[FFmpeg-devel] [PATCH 2/2] lavc/vc1dsp: R-V V mspel_pixels

Fri Mar 8 11:08:01 EET 2024

Le 8 mars 2024 02:45:46 GMT+02:00, flow gg <hlefthleft at gmail.com> a écrit :
>> Isn't it also faster to max LMUL for the adds here?
>
>It requires the use of one more vset, making the time slightly longer:
>147.7 (m1), 148.7 (m8 + vset).

A variation of 0.6% on a single set of kernels will end up below measurement noise in real overall codec usage. And then reducing the I-cache contention can improve performance in other ways. Larger LMUL should also improve performance on bigger cores with more ALUs. So it's not all black and white.

My personal preference is to keep the code small if it makes almost no difference but I'm not BDFL.

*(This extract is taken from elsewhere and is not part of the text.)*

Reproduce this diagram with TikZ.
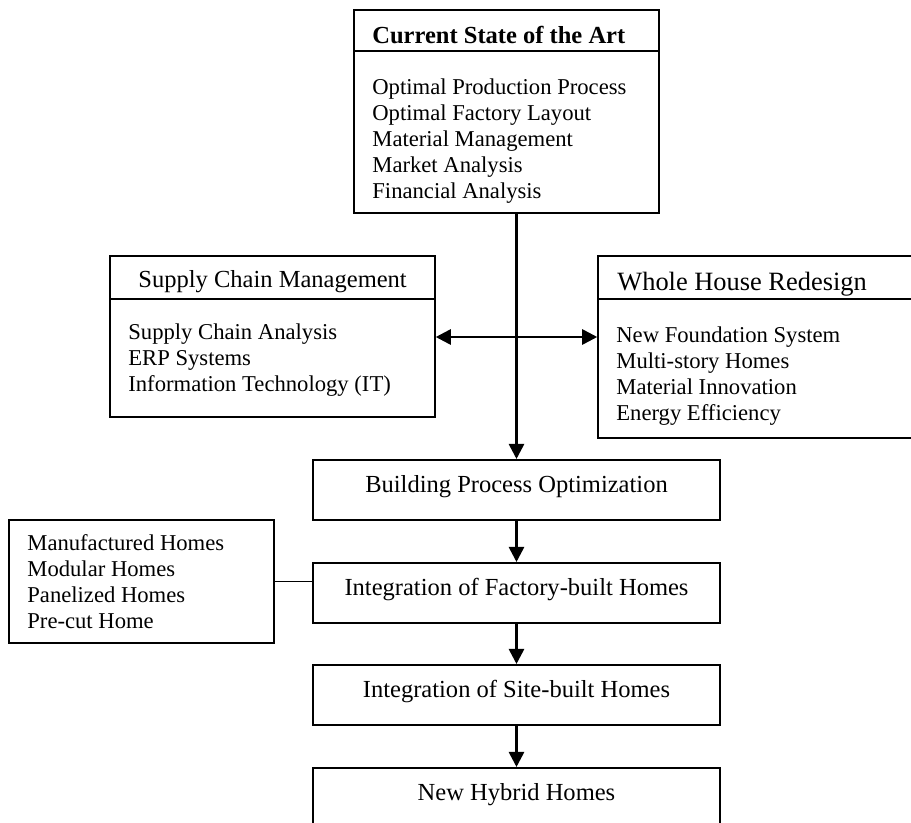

>Also this might not be much noticeable on C908, but avoiding sequential
>dependencies on the address registers may help. I mean, avoid using as
>address
>operand a value that was calculated by the immediate previous instruction.
>
>> Okay, but the test results haven't changed..
>It would add more than ten lines of code, perhaps shorter code will better?

I don't know. There are definitely in-order vector cores coming, and data dependencies will hurt them. But I don't know if anyone will care about FFmpeg on those.